> **Given material**
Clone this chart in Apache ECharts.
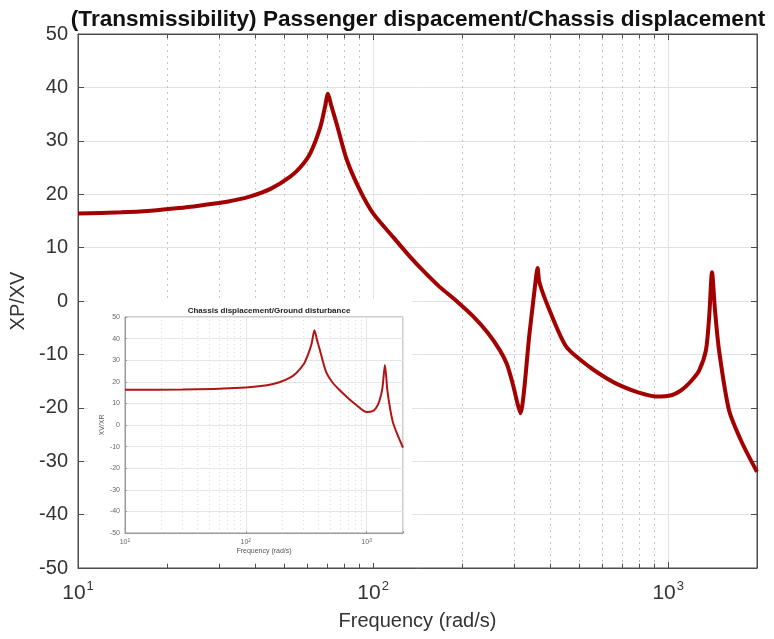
<!DOCTYPE html>
<html lang="en">
<head>
    <meta charset="UTF-8">
    <title>Transmissibility</title>
    <style>
        * { margin: 0; padding: 0; }
        body { background: #fff; }
        #main { width: 774px; height: 639px; }
    </style>
</head>
<body>
    <div id="main"></div>
    <script src="https://cdn.jsdelivr.net/npm/echarts@6/dist/echarts.min.js"></script>
    <script>
        // main curve: passenger / chassis displacement (dB)
        var mainFreq = [10, 14, 17.65, 22, 26, 32, 38.4, 44.9, 52.4, 57, 61.3, 66.2, 68.8, 70.3, 72, 75.4, 81.5, 90.3,
            100, 116.8, 133.3, 150, 168.4, 190, 217.6, 245, 268.7, 284, 297, 308, 315.5, 339, 355, 360.9, 366, 396,
            452, 540, 620, 699, 800, 910, 1031, 1120, 1205, 1274, 1343, 1377, 1408, 1440, 1487, 1607, 1778, 2000];
        var mainVal = [16.4, 16.6, 16.9, 17.4, 17.9, 18.6, 19.6, 21.0, 23.3, 25.2, 27.7, 32.5, 36.5, 38.8, 36.8, 33.0, 26.4, 20.7,
            16.4, 12, 8.3, 5.3, 2.6, 0.2, -2.8, -6, -9.2, -11.8, -15.4, -19, -21, -6, 3.5, 6.2, 3.5, -1.7,
            -8.6, -12.3, -14.5, -16, -17.2, -17.9, -17.6, -16.5, -14.8, -13, -9.2, -3, 5.4, -1.5, -9.2, -20.4, -26.5, -32];

        // inset curve: chassis displacement / ground disturbance (dB)
        var insetFreq = [10, 30, 100, 150, 190, 230, 261, 300, 326, 350, 370, 390, 407, 461, 520, 594, 700, 816,
            1000, 1122, 1200, 1273, 1350, 1417, 1489, 1640, 1800, 2000];
        var insetVal = [16.3, 16.4, 17.4, 18.4, 19.8, 21.8, 24, 28, 32.4, 37.5, 43.9, 39, 35.4, 24.7, 19.8, 16.3, 12.5, 9.4,
            6, 6.4, 8, 11, 17, 27.8, 15.5, 1.8, -4.5, -10.5];

        // minor log grid positions
        var minorTicks = [20, 30, 40, 50, 60, 70, 80, 90, 200, 300, 400, 500, 600, 700, 800, 900];
        var yTicks = [-50, 50, 10];

        function pairs(xs, ys) {
            var out = [];
            for (var i = 0; i < xs.length; i++) out.push([xs[i], ys[i]]);
            return out;
        }
        function minorLines() {
            var d = [];
            for (var i = 0; i < minorTicks.length; i++) {
                d.push({ xAxis: minorTicks[i] });
            }
            return d;
        }
        function minorTickMarks(y0, y1) {
            var d = [];
            for (var i = 0; i < minorTicks.length; i++) {
                d.push([{ coord: [minorTicks[i], y0] }, { coord: [minorTicks[i], y1] }]);
            }
            return d;
        }
        function powLabel(v) {
            var e = Math.round(Math.log(v) / Math.LN10);
            if (Math.abs(Math.pow(10, e) - v) > 1e-6 * v) return '';
            return '{b|10}{s|' + e + '}';
        }

        var fontFam = 'Liberation Sans, Arial, sans-serif';
        var axisCol = '#4d4d4d';
        var textCol = '#333';

        var chart = echarts.init(document.getElementById('main'));
        var option = {
            animation: false,
            backgroundColor: '#fff',
            title: [{
                text: '(Transmissibility) Passenger dispacement/Chassis displacement',
                left: 413, top: 3, textAlign: 'center',
                textStyle: { fontFamily: fontFam, fontSize: 22.6, fontWeight: 'bold', color: '#111' }
            }, {
                text: 'Chassis displacement/Ground disturbance',
                left: 264, top: 302, textAlign: 'center', z: 60,
                textStyle: { fontFamily: fontFam, fontSize: 8, fontWeight: 'bold', color: '#222' }
            }],
            graphic: {
                elements: [{
                    type: 'rect', z: 50, silent: true,
                    shape: { x: 88, y: 299, width: 324, height: 264 },
                    style: { fill: '#fff' }
                }]
            },
            grid: [
                { left: 78, right: 17, top: 34, bottom: 71, show: true, borderColor: axisCol, borderWidth: 1 },
                { left: 125, right: 371, top: 317, bottom: 106, show: true, borderColor: '#999', borderWidth: 1, z: 60 }
            ],
            xAxis: [{
                type: 'log', gridIndex: 0, min: 10, max: 2000, logBase: 10,
                name: 'Frequency (rad/s)', nameLocation: 'middle', nameGap: 43,
                nameTextStyle: { fontFamily: fontFam, fontSize: 20, color: textCol },
                axisLine: { onZero: false, lineStyle: { color: axisCol } },
                axisTick: { inside: true, length: 6, lineStyle: { color: axisCol } },
                axisLabel: {
                    formatter: powLabel, margin: 12, color: textCol,
                    rich: {
                        b: { fontFamily: fontFam, fontSize: 21, color: textCol, lineHeight: 26 },
                        s: { fontFamily: fontFam, fontSize: 13, color: textCol, verticalAlign: 'top', lineHeight: 26, padding: [0, 0, 12, 1] }
                    }
                },
                splitLine: { show: true, lineStyle: { color: '#e2e2e2' } }
            }, {
                type: 'log', gridIndex: 0, min: 10, max: 2000, logBase: 10, position: 'top',
                axisLine: { onZero: false, lineStyle: { color: axisCol } },
                axisTick: { inside: true, length: 6, lineStyle: { color: axisCol } },
                axisLabel: { show: false }, splitLine: { show: false }
            }, {
                type: 'log', gridIndex: 1, min: 10, max: 2000, logBase: 10, z: 60,
                name: 'Frequency (rad/s)', nameLocation: 'middle', nameGap: 15,
                nameTextStyle: { fontFamily: fontFam, fontSize: 7, color: '#555' },
                axisLine: { onZero: false, lineStyle: { color: '#999' } },
                axisTick: { inside: true, length: 2, lineStyle: { color: '#999' } },
                axisLabel: {
                    formatter: powLabel, margin: 5,
                    rich: {
                        b: { fontFamily: fontFam, fontSize: 7, color: '#666', lineHeight: 9 },
                        s: { fontFamily: fontFam, fontSize: 5, color: '#666', verticalAlign: 'top', lineHeight: 9, padding: [0, 0, 4, 0] }
                    }
                },
                splitLine: { show: true, lineStyle: { color: '#e6e6e6' } }
            }],
            yAxis: [{
                type: 'value', gridIndex: 0, min: yTicks[0], max: yTicks[1], interval: yTicks[2],
                name: 'XP/XV', nameLocation: 'middle', nameGap: 46,
                nameTextStyle: { fontFamily: fontFam, fontSize: 20, color: textCol },
                axisLine: { show: true, onZero: false, lineStyle: { color: axisCol } },
                axisTick: { show: true, inside: true, length: 6, lineStyle: { color: axisCol } },
                axisLabel: { fontFamily: fontFam, fontSize: 20, color: textCol, margin: 10 },
                splitLine: { show: true, lineStyle: { color: '#e2e2e2' } }
            }, {
                type: 'value', gridIndex: 0, min: yTicks[0], max: yTicks[1], interval: yTicks[2], position: 'right',
                axisLine: { show: true, onZero: false, lineStyle: { color: axisCol } },
                axisTick: { show: true, inside: true, length: 6, lineStyle: { color: axisCol } },
                axisLabel: { show: false }, splitLine: { show: false }
            }, {
                type: 'value', gridIndex: 1, min: yTicks[0], max: yTicks[1], interval: yTicks[2], z: 60,
                name: 'XV/XR', nameLocation: 'middle', nameGap: 19,
                nameTextStyle: { fontFamily: fontFam, fontSize: 7, color: '#555' },
                axisLine: { show: true, onZero: false, lineStyle: { color: '#999' } },
                axisTick: { show: true, inside: true, length: 2, lineStyle: { color: '#999' } },
                axisLabel: { fontFamily: fontFam, fontSize: 7, color: '#666', margin: 5 },
                splitLine: { show: true, lineStyle: { color: '#e6e6e6' } }
            }],
            series: [{
                // minor dotted grid + minor ticks of the main plot
                type: 'line', xAxisIndex: 0, yAxisIndex: 0, z: 1,
                data: [],
                markLine: {
                    z: 1, silent: true, symbol: 'none', label: { show: false },
                    lineStyle: { type: [2, 4], color: '#c4c4c4', width: 1 },
                    data: minorLines()
                }
            }, {
                type: 'line', xAxisIndex: 0, yAxisIndex: 0, z: 1,
                data: [],
                markLine: {
                    z: 1, silent: true, symbol: 'none', label: { show: false },
                    lineStyle: { type: 'solid', color: axisCol, width: 1 },
                    data: minorTickMarks(-50, -49.2).concat(minorTickMarks(50, 49.2))
                }
            }, {
                type: 'line', xAxisIndex: 0, yAxisIndex: 0, z: 3,
                data: pairs(mainFreq, mainVal),
                showSymbol: false, smooth: 0.25,
                lineStyle: { color: '#a30000', width: 4 }
            }, {
                // inset minor dotted grid
                type: 'line', xAxisIndex: 2, yAxisIndex: 2, z: 61,
                data: [],
                markLine: {
                    z: 61, silent: true, symbol: 'none', label: { show: false },
                    lineStyle: { type: [1, 3], color: '#dadada', width: 1 },
                    data: minorLines()
                }
            }, {
                type: 'line', xAxisIndex: 2, yAxisIndex: 2, z: 62,
                data: pairs(insetFreq, insetVal),
                showSymbol: false, smooth: 0.25,
                lineStyle: { color: '#b01515', width: 2 }
            }]
        };
        chart.setOption(option);
    </script>
</body>
</html>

> **Work to complete**
Without the pictures, return the listing above from its first line through the line that has "6, 6.4, 8, 11, 17, 27.8, 15.5, 1.8, -4.5, -10.5];".

> **Full response**
Clone this chart in Apache ECharts.
<!DOCTYPE html>
<html lang="en">
<head>
    <meta charset="UTF-8">
    <title>Transmissibility</title>
    <style>
        * { margin: 0; padding: 0; }
        body { background: #fff; }
        #main { width: 774px; height: 639px; }
    </style>
</head>
<body>
    <div id="main"></div>
    <script src="https://cdn.jsdelivr.net/npm/echarts@6/dist/echarts.min.js"></script>
    <script>
        // main curve: passenger / chassis displacement (dB)
        var mainFreq = [10, 14, 17.65, 22, 26, 32, 38.4, 44.9, 52.4, 57, 61.3, 66.2, 68.8, 70.3, 72, 75.4, 81.5, 90.3,
            100, 116.8, 133.3, 150, 168.4, 190, 217.6, 245, 268.7, 284, 297, 308, 315.5, 339, 355, 360.9, 366, 396,
            452, 540, 620, 699, 800, 910, 1031, 1120, 1205, 1274, 1343, 1377, 1408, 1440, 1487, 1607, 1778, 2000];
        var mainVal = [16.4, 16.6, 16.9, 17.4, 17.9, 18.6, 19.6, 21.0, 23.3, 25.2, 27.7, 32.5, 36.5, 38.8, 36.8, 33.0, 26.4, 20.7,
            16.4, 12, 8.3, 5.3, 2.6, 0.2, -2.8, -6, -9.2, -11.8, -15.4, -19, -21, -6, 3.5, 6.2, 3.5, -1.7,
            -8.6, -12.3, -14.5, -16, -17.2, -17.9, -17.6, -16.5, -14.8, -13, -9.2, -3, 5.4, -1.5, -9.2, -20.4, -26.5, -32];

        // inset curve: chassis displacement / ground disturbance (dB)
        var insetFreq = [10, 30, 100, 150, 190, 230, 261, 300, 326, 350, 370, 390, 407, 461, 520, 594, 700, 816,
            1000, 1122, 1200, 1273, 1350, 1417, 1489, 1640, 1800, 2000];
        var insetVal = [16.3, 16.4, 17.4, 18.4, 19.8, 21.8, 24, 28, 32.4, 37.5, 43.9, 39, 35.4, 24.7, 19.8, 16.3, 12.5, 9.4,
            6, 6.4, 8, 11, 17, 27.8, 15.5, 1.8, -4.5, -10.5];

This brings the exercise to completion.